* _To do_
From the listing below, pull out every line where the string "this" appears.

— BEGIN —

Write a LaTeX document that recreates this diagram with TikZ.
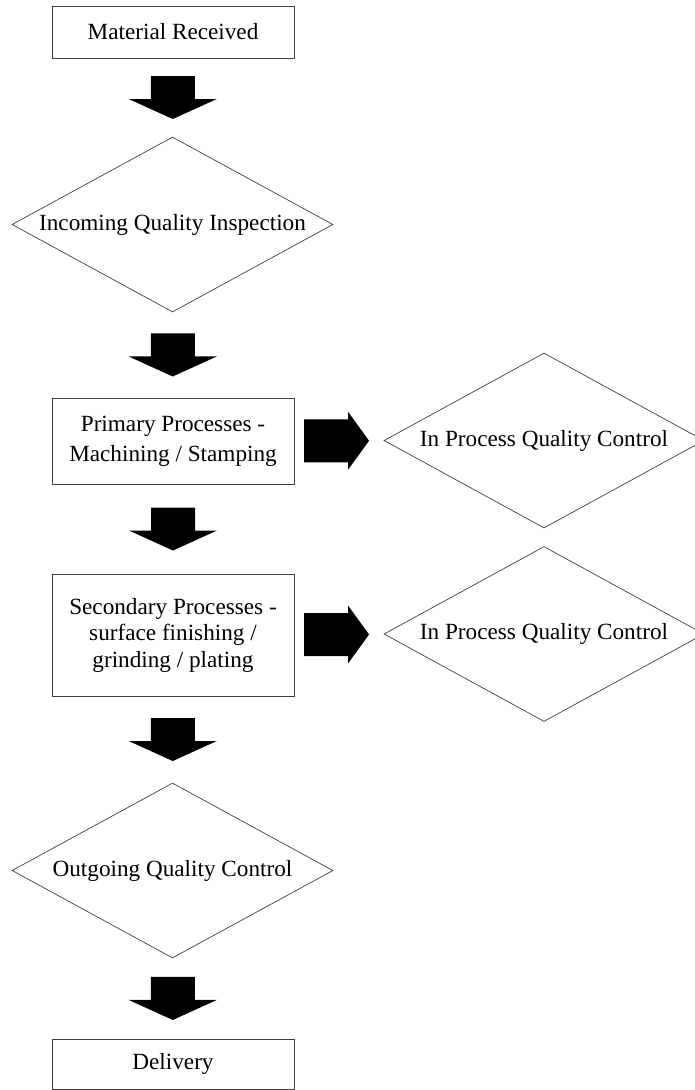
\documentclass[tikz,border=0pt]{standalone}
\usepackage{fontspec}
\setmainfont{Liberation Serif}
\usetikzlibrary{shapes.geometric,calc}
\begin{document}
\begin{tikzpicture}[x=1pt,y=-1pt,
  font=\fontsize{23.2}{28}\selectfont,
  boxnode/.style={draw=black!75, line width=0.8pt, rectangle, minimum width=242pt, inner sep=0pt, align=center},
  decision/.style={draw=black!75, line width=0.7pt, diamond, aspect=1.84, minimum width=321pt, minimum height=175pt, inner sep=0pt, align=center},
  downarrow/.pic={\fill[black] (-22,-21.5) -- (22,-21.5) -- (22,1.5) -- (44,1.5) -- (0,21.5) -- (-44,1.5) -- (-22,1.5) -- cycle;},
  rightarrow/.pic={\fill[black] (-35,-21.5) -- (9,-21.5) -- (9,-29) -- (30,0) -- (9,29) -- (9,21.5) -- (-35,21.5) -- cycle;}
]
\clip (0,0) rectangle (695,1090);
\fill[white] (0,0) rectangle (695,1090);

\node[boxnode, minimum height=52pt] (recv) at (173,32) {Material Received};
\node[decision] (iqi) at (172.5,224.5) {Incoming Quality Inspection};
\node[boxnode, minimum height=86pt, font=\fontsize{23.2}{30}\selectfont] (prim) at (173,441) {Primary Processes -\\Machining / Stamping};
\node[decision, minimum width=320pt] (ipqc1) at (544,440.5) {In Process Quality Control};
\node[boxnode, minimum height=122pt, font=\fontsize{23.2}{26.5}\selectfont] (sec) at (173,635) {Secondary Processes -\\surface finishing /\\grinding / plating};
\node[decision, minimum width=320pt] (ipqc2) at (544,634) {In Process Quality Control};
\node[decision] (oqc) at (172.5,870.5) {Outgoing Quality Control};
\node[boxnode, minimum height=50pt] (deliv) at (173,1064) {Delivery};

\pic at ($(recv.south)!0.5!(iqi.north)$) {downarrow};
\pic at ($(iqi.south)!0.5!(prim.north)$) {downarrow};
\pic at ($(prim.south)!0.5!(sec.north)$) {downarrow};
\pic at ($(sec.south)!0.5!(oqc.north)$) {downarrow};
\pic at ($(oqc.south)!0.5!(deliv.north)$) {downarrow};
\pic at ($(prim.east)!0.5!(ipqc1.west)$) {rightarrow};
\pic at ($(sec.east)!0.5!(ipqc2.west)$) {rightarrow};
\end{tikzpicture}
\end{document}
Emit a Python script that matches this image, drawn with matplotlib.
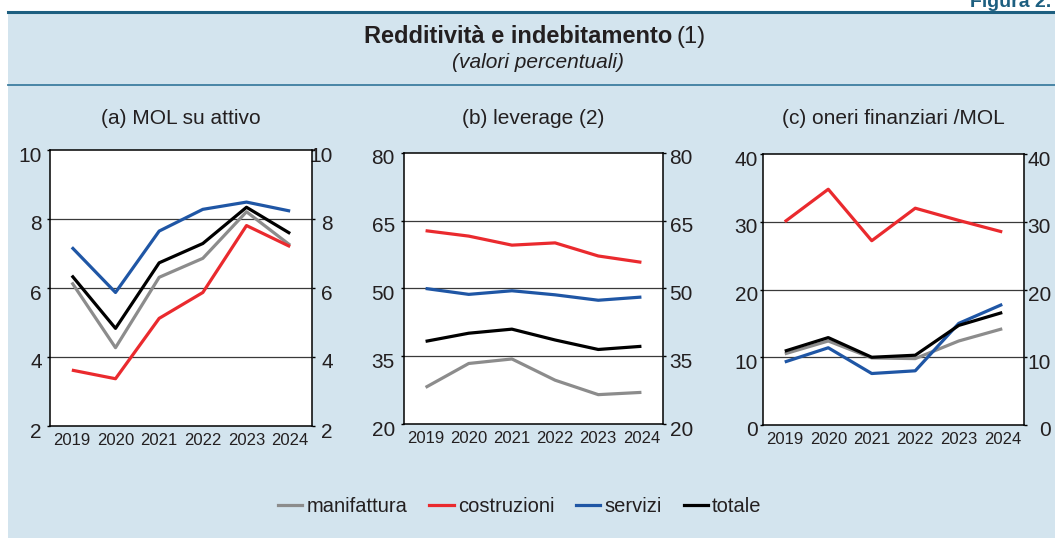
import matplotlib.pyplot as plt
from matplotlib.patches import Rectangle
from matplotlib.lines import Line2D
from matplotlib.transforms import ScaledTranslation

plt.rcParams['font.family'] = ['Liberation Sans', 'DejaVu Sans']

years = [2019, 2020, 2021, 2022, 2023, 2024]
series_names = ["manifattura", "costruzioni", "servizi", "totale"]

# (a) MOL su attivo
mol_manifattura = [6.16, 4.27, 6.31, 6.86, 8.21, 7.24]
mol_costruzioni = [3.62, 3.37, 5.12, 5.87, 7.81, 7.20]
mol_servizi = [7.18, 5.87, 7.65, 8.28, 8.49, 8.23]
mol_totale = [6.36, 4.83, 6.73, 7.29, 8.34, 7.58]

# (b) leverage
lev_manifattura = [28.1, 33.4, 34.4, 29.7, 26.5, 27.0]
lev_costruzioni = [62.8, 61.6, 59.6, 60.1, 57.2, 55.8]
lev_servizi = [50.0, 48.7, 49.5, 48.6, 47.4, 48.1]
lev_totale = [38.3, 40.1, 41.0, 38.6, 36.5, 37.2]

# (c) oneri finanziari / MOL
one_manifattura = [10.5, 12.4, 9.9, 9.8, 12.4, 14.2]
one_costruzioni = [30.0, 34.8, 27.2, 32.0, 30.2, 28.5]
one_servizi = [9.3, 11.4, 7.6, 8.0, 15.0, 17.8]
one_totale = [10.9, 12.9, 10.0, 10.3, 14.7, 16.6]

colors = ["#8c8c8c", "#ea2a2e", "#1f56a5", "#000000"]
bg = "#d3e4ee"
txt = "#231f20"

W, H = 1055, 538
fig = plt.figure(figsize=(W / 100, H / 100), dpi=100)
fig.patch.set_facecolor("white")

# panel background and header lines
fig.patches.append(Rectangle((8 / W, 0), 1 - 8 / W, 1 - 12 / H, transform=fig.transFigure,
                             facecolor=bg, edgecolor="none", zorder=-5))
fig.add_artist(Line2D([8 / W, 1], [1 - 12 / H] * 2, color="#1d5f80", lw=2.2))
fig.add_artist(Line2D([8 / W, 1], [1 - 84.5 / H] * 2, color="#3d7ea0", lw=1.3))

fig.text(1051 / W, 1 - 7 / H, "Figura 2.", ha="right", va="baseline",
         fontsize=14, fontweight="bold", color="#1d5f80")
fig.text(672 / W, 1 - 37 / H, "Redditività e indebitamento", ha="right", va="center",
         fontsize=17, fontweight="bold", color=txt)
fig.text(677 / W, 1 - 37 / H, "(1)", ha="left", va="center", fontsize=17, color=txt)
fig.text(538 / W, 1 - 63 / H, "(valori percentuali)", ha="center", va="center",
         fontsize=15, style="italic", color=txt)

# title, box (l, r, top, bottom px), ylim, yticks, left pad, right pad (pt), data
panels = [
    ("(a) MOL su attivo", (50, 312, 150, 426), (2, 10), [2, 4, 6, 8, 10], 3.8, 13.1,
     [mol_manifattura, mol_costruzioni, mol_servizi, mol_totale]),
    ("(b) leverage (2)", (404, 663, 153, 424), (20, 80), [20, 35, 50, 65, 80], 4.5, 19.6,
     [lev_manifattura, lev_costruzioni, lev_servizi, lev_totale]),
    ("(c) oneri finanziari /MOL", (763, 1024, 154, 425), (0, 40), [0, 10, 20, 30, 40], 1.6, 17.4,
     [one_manifattura, one_costruzioni, one_servizi, one_totale]),
]

shift = ScaledTranslation(0, -0.04, fig.dpi_scale_trans)

for title, (l, r, t, b), ylim, yticks, lpad, rpad, data in panels:
    ax = fig.add_axes([l / W, 1 - b / H, (r - l) / W, (b - t) / H], zorder=2)
    ax.set_facecolor("white")
    for vals, c, name in zip(data, colors, series_names):
        ax.plot(years, vals, color=c, lw=2.3, label=name, solid_capstyle="butt", zorder=3)
    ax.set_xlim(2018.5, 2024.5)
    ax.set_ylim(*ylim)
    ax.set_xticks(years)
    ax.set_yticks(yticks)
    for y in yticks[1:-1]:
        ax.axhline(y, color="#3a3a3a", lw=0.9, zorder=1)
    ax.tick_params(axis="y", which="major", direction="out", length=2, width=1,
                   labelsize=15, labelcolor=txt, right=True, labelright=True)
    ax.yaxis.set_tick_params(which="major", pad=lpad)
    ax.tick_params(axis="x", length=0, pad=5, labelsize=12, labelcolor=txt)
    for s in ax.spines.values():
        s.set_color("black")
        s.set_linewidth(1.1)
    for tk in ax.yaxis.get_major_ticks():
        tk.label2.set_horizontalalignment("right")
        tk.label1.set_transform(tk.label1.get_transform() + shift)
        tk.label2.set_transform(tk.label2.get_transform()
                                + ScaledTranslation((rpad - lpad) / 72, -0.04,
                                                    fig.dpi_scale_trans))
    fig.text((l + r) / 2 / W, 1 - 118 / H, title, ha="center", va="center",
             fontsize=15, color=txt)

handles = [Line2D([], [], color=c, lw=2.3) for c in colors]
fig.legend(handles, series_names, loc="center", bbox_to_anchor=(520 / W, 1 - 507 / H),
           ncol=4, frameon=False, fontsize=14.5, handlelength=1.2, handletextpad=0.2,
           columnspacing=1.1, labelcolor=txt)

fig.savefig("out.png", dpi=100, facecolor=fig.get_facecolor())
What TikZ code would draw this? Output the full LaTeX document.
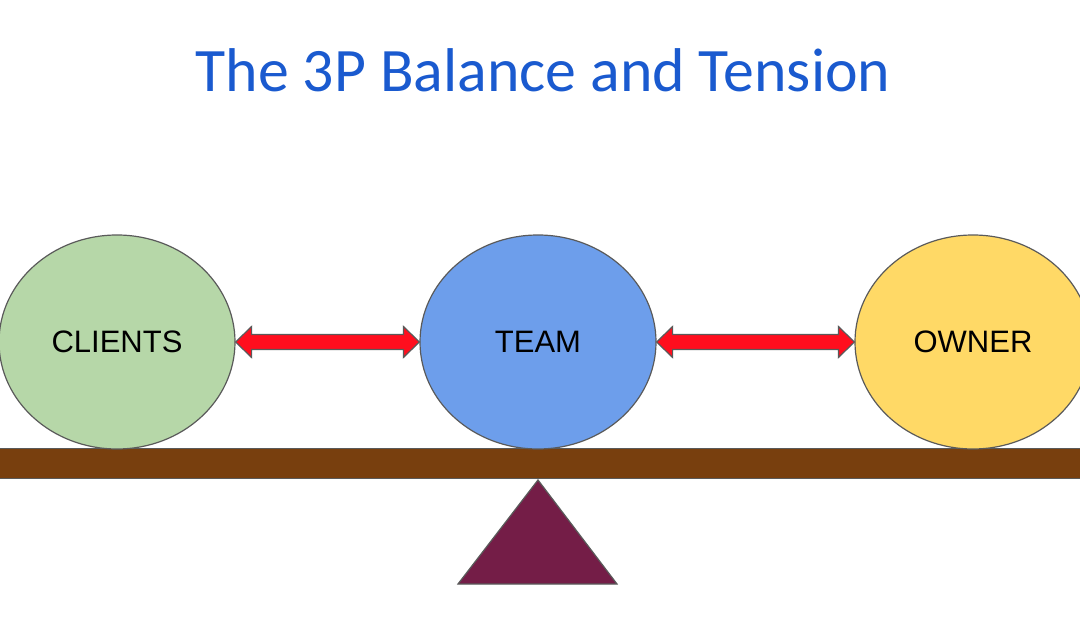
\documentclass[tikz,border=0pt]{standalone}
\usepackage{fontspec}
\setmainfont{Liberation Sans}
\newfontfamily\titlefont{Carlito}
\usetikzlibrary{shapes.geometric,calc}
\definecolor{titleblue}{HTML}{1A5ACF}
\definecolor{cgreen}{HTML}{B6D7A8}
\definecolor{cblue}{HTML}{6D9EEB}
\definecolor{cyellow}{HTML}{FFD966}
\definecolor{beambrown}{HTML}{783F0E}
\definecolor{fulcrum}{HTML}{741D47}
\definecolor{arrowred}{HTML}{FF0E1E}
\definecolor{edgegray}{HTML}{5A5A5A}
\tikzset{
  ball/.style={ellipse, draw=edgegray, line width=1.2pt, minimum width=236pt, minimum height=214pt, inner sep=0pt, font=\fontsize{31}{36}\selectfont},
  dblarrow/.style={fill=arrowred, draw=edgegray, line width=1.2pt, line join=miter},
}
\begin{document}
\begin{tikzpicture}[x=1pt,y=1pt]
\useasboundingbox (0,0) rectangle (1080,-636);
\node[font=\titlefont\fontsize{61.8}{72}\selectfont, text=titleblue, anchor=base] (title) at (543,-92) {The 3P Balance and Tension};
% beam
\draw[fill=beambrown, draw=edgegray, line width=1pt] (-2,-449) rectangle (1082,-479);
% fulcrum
\draw[fill=fulcrum, draw=edgegray, line width=1.2pt, line join=miter] (538,-480) -- (617,-584) -- (458,-584) -- cycle;
% balls
\node[ball, fill=cgreen] (c) at (117,-342) {\raisebox{-1pt}{CLIENTS}};
\node[ball, fill=cblue] (t) at (538,-342) {\raisebox{-1pt}{TEAM}};
\node[ball, fill=cyellow] (o) at (973,-342) {\raisebox{-1pt}{OWNER}};
% arrows
\draw[dblarrow] (c.east) -- ++(16,15.5) -- ++(0,-8) -- ($(t.west)+(-16,7.5)$) -- ++(0,8) -- (t.west) -- ++(-16,-15.5) -- ++(0,8) -- ($(c.east)+(16,-7.5)$) -- ++(0,-8) -- cycle;
\draw[dblarrow] (t.east) -- ++(16,15.5) -- ++(0,-8) -- ($(o.west)+(-16,7.5)$) -- ++(0,8) -- (o.west) -- ++(-16,-15.5) -- ++(0,8) -- ($(t.east)+(16,-7.5)$) -- ++(0,-8) -- cycle;
\end{tikzpicture}
\end{document}
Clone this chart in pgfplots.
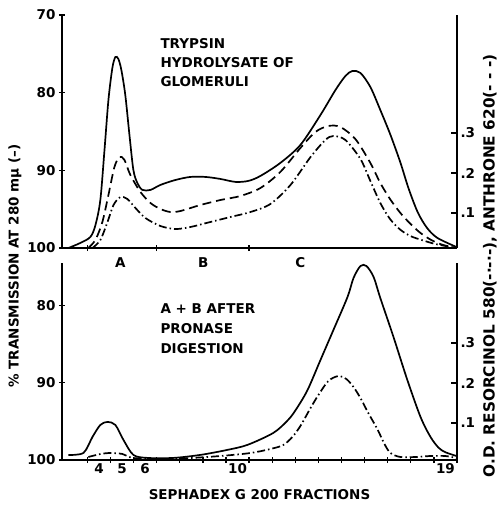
\documentclass[border=0pt]{standalone}
\usepackage{fontspec}
\setmainfont{DejaVu Sans}
\usepackage{pgfplots}
\pgfplotsset{compat=1.18}

\newcommand\lf{\fontsize{13.5}{16}\selectfont\bfseries}

\pgfplotsset{
  panel/.style={
    scale only axis, width=395pt,
    xmin=2.4, xmax=19.5,
    axis line style={line width=1.5pt},
    every tick/.style={black, line width=1.3pt},
    major tick length=6pt,
    tick label style={font=\lf},
    /pgf/number format/assume math mode=true,
    clip=false,
  },
  solid curve/.style={black, line width=1.7pt, smooth},
  dash curve/.style={black, line width=1.7pt, smooth, dash pattern=on 9pt off 5pt},
  dashdot curve/.style={black, line width=1.7pt, smooth, dash pattern=on 8pt off 3pt on 1.5pt off 3pt},
}

\begin{document}
\begin{tikzpicture}
% top panel, % transmission
\begin{axis}[panel, at={(0,0)}, anchor=south west, height=233pt,
  ymin=70, ymax=100, y dir=reverse,
  axis x line*=bottom, axis y line*=left,
  ytick={70,80,90,100}, tick align=center,
  xtick={3.5,6.5,10.5}, xticklabels={}]
\addplot[solid curve] coordinates {(2.68,100.0) (3.20,99.34) (3.63,98.57) (3.85,97.03) (4.06,93.81) (4.24,87.37) (4.41,80.94) (4.58,76.82) (4.71,75.41) (4.84,75.66) (4.97,77.08) (5.14,80.30) (5.32,85.44) (5.49,89.95) (5.66,91.62) (5.88,92.52) (6.23,92.52) (6.66,91.88) (7.31,91.24) (7.96,90.85) (8.61,90.85) (9.26,91.11) (9.91,91.49) (10.47,91.36) (10.99,90.72) (11.85,89.05) (12.72,86.73) (13.59,82.87) (14.24,79.65) (14.67,77.85) (14.97,77.21) (15.32,77.46) (15.75,79.27) (16.18,82.23) (16.62,85.44) (17.05,89.0) (17.4,92.3) (17.8,95.4) (18.2,97.4) (18.65,98.7) (19.5,99.9)};
\node[anchor=base, font=\lf] at (axis cs:4.93,100) [yshift=-19pt] {A};
\node[anchor=base, font=\lf] at (axis cs:8.52,100) [yshift=-19pt] {B};
\node[anchor=base, font=\lf] at (axis cs:12.72,100) [yshift=-19pt] {C};
\end{axis}
% top panel, O.D.
\begin{axis}[panel, at={(0,0)}, anchor=south west, height=233pt,
  ymin=0.0125, ymax=0.595,
  axis x line=none, axis y line*=right, tick align=inside,
  ytick={0.1,0.2,0.3}, yticklabels={.1,.2,.3}]
\addplot[dash curve] coordinates {(3.54,0.0125) (3.85,0.033) (4.15,0.078) (4.41,0.145) (4.67,0.215) (4.89,0.24) (5.10,0.233) (5.36,0.195) (5.79,0.153) (6.23,0.125) (6.66,0.11) (7.09,0.1025) (7.53,0.105) (8.39,0.12) (9.26,0.1325) (10.12,0.1425) (10.99,0.1625) (11.85,0.2025) (12.72,0.2625) (13.37,0.3025) (13.93,0.3175) (14.45,0.315) (15.10,0.285) (15.75,0.225) (16.18,0.175) (16.6,0.135) (17.05,0.10) (17.5,0.072) (17.92,0.05) (18.4,0.032) (18.9,0.02) (19.47,0.013)};
\addplot[dashdot curve] coordinates {(3.72,0.0125) (4.06,0.0325) (4.37,0.0775) (4.63,0.12) (4.93,0.14) (5.23,0.135) (5.58,0.1125) (6.01,0.0875) (6.66,0.0675) (7.31,0.06) (7.96,0.065) (8.82,0.0775) (9.69,0.09) (10.56,0.1025) (11.42,0.1225) (12.29,0.17) (13.16,0.24) (13.80,0.2825) (14.15,0.2925) (14.67,0.2825) (15.32,0.235) (15.75,0.18) (16.18,0.125) (16.6,0.085) (17.05,0.058) (17.5,0.042) (18.0,0.032) (18.6,0.022) (19.47,0.013)};
\end{axis}

% bottom panel, % transmission
\begin{axis}[panel, at={(0,-15pt)}, anchor=north west, height=197pt,
  ymin=74.5, ymax=100, y dir=reverse,
  axis x line*=bottom, axis y line*=left,
  ytick={80,90,100}, tick align=center,
  xtick={3.5,4.5,...,19.5}, xticklabels={},
  extra x ticks={4,5,6,10,19}, extra x tick labels={4,5,6,10,19},
  extra x tick style={major tick length=0pt},
  xlabel={SEPHADEX G 200 FRACTIONS}, xlabel style={font=\lf, yshift=-6pt}]
\addplot[solid curve] coordinates {(2.68,99.34) (3.33,99.08) (3.72,97.01) (4.06,95.46) (4.37,95.07) (4.71,95.46) (5.06,97.40) (5.49,99.34) (6.10,99.73) (7.22,99.73) (8.39,99.34) (9.56,98.69) (10.43,98.04) (11.55,96.49) (12.16,94.9) (12.5,93.6) (13.02,91.0) (13.59,87.05) (14.15,83.17) (14.76,78.90) (15.02,76.44) (15.32,74.89) (15.58,74.89) (15.89,76.31) (16.18,79.03) (16.75,84.07) (17.35,89.64) (17.92,94.42) (18.35,97.0) (18.7,98.4) (19.0,99.0) (19.5,99.5)};
\end{axis}
% bottom panel, O.D.
\begin{axis}[panel, at={(0,-15pt)}, anchor=north west, height=197pt,
  ymin=0.0075, ymax=0.5,
  axis x line=none, axis y line*=right, tick align=inside,
  ytick={0.1,0.2,0.3}, yticklabels={.1,.2,.3}]
\addplot[dashdot curve] coordinates {(3.54,0.015) (4.06,0.0225) (4.50,0.025) (5.02,0.0225) (5.49,0.0125) (6.66,0.01) (7.96,0.0125) (9.26,0.0175) (10.56,0.025) (11.42,0.035) (11.98,0.045) (12.37,0.065) (12.72,0.0925) (13.16,0.1375) (13.50,0.17) (13.93,0.205) (14.37,0.2175) (14.71,0.21) (15.02,0.19) (15.32,0.1625) (15.66,0.125) (16.05,0.085) (16.36,0.0475) (16.62,0.025) (17.05,0.015) (17.70,0.015) (18.35,0.0175) (19.00,0.0175) (19.47,0.0125)};
\end{axis}

% panel texts
\node[anchor=base west, font=\lf] at (95pt,200pt) {TRYPSIN};
\node[anchor=base west, font=\lf] at (95pt,180pt) {HYDROLYSATE OF};
\node[anchor=base west, font=\lf] at (95pt,161pt) {GLOMERULI};
\node[anchor=base west, font=\lf] at (95pt,-65pt) {A + B AFTER};
\node[anchor=base west, font=\lf] at (95pt,-85pt) {PRONASE};
\node[anchor=base west, font=\lf] at (95pt,-105pt) {DIGESTION};

% axis titles
\node[rotate=90, font=\lf] at (-47pt,-18pt) {\% TRANSMISSION AT 280 mμ (–)};
\node[rotate=90, font=\fontsize{15.3}{17}\selectfont\bfseries] at (428pt,-18pt) {O.D. RESORCINOL 580(-·-·-), ANTHRONE 620(- - -)};

\path[use as bounding box] (-62pt,248pt) rectangle (439pt,-264pt);
\end{tikzpicture}
\end{document}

— END —

* _Complete answer_
Write a LaTeX document that recreates this diagram with TikZ.
Emit a Python script that matches this image, drawn with matplotlib.
What TikZ code would draw this? Output the full LaTeX document.
Clone this chart in pgfplots.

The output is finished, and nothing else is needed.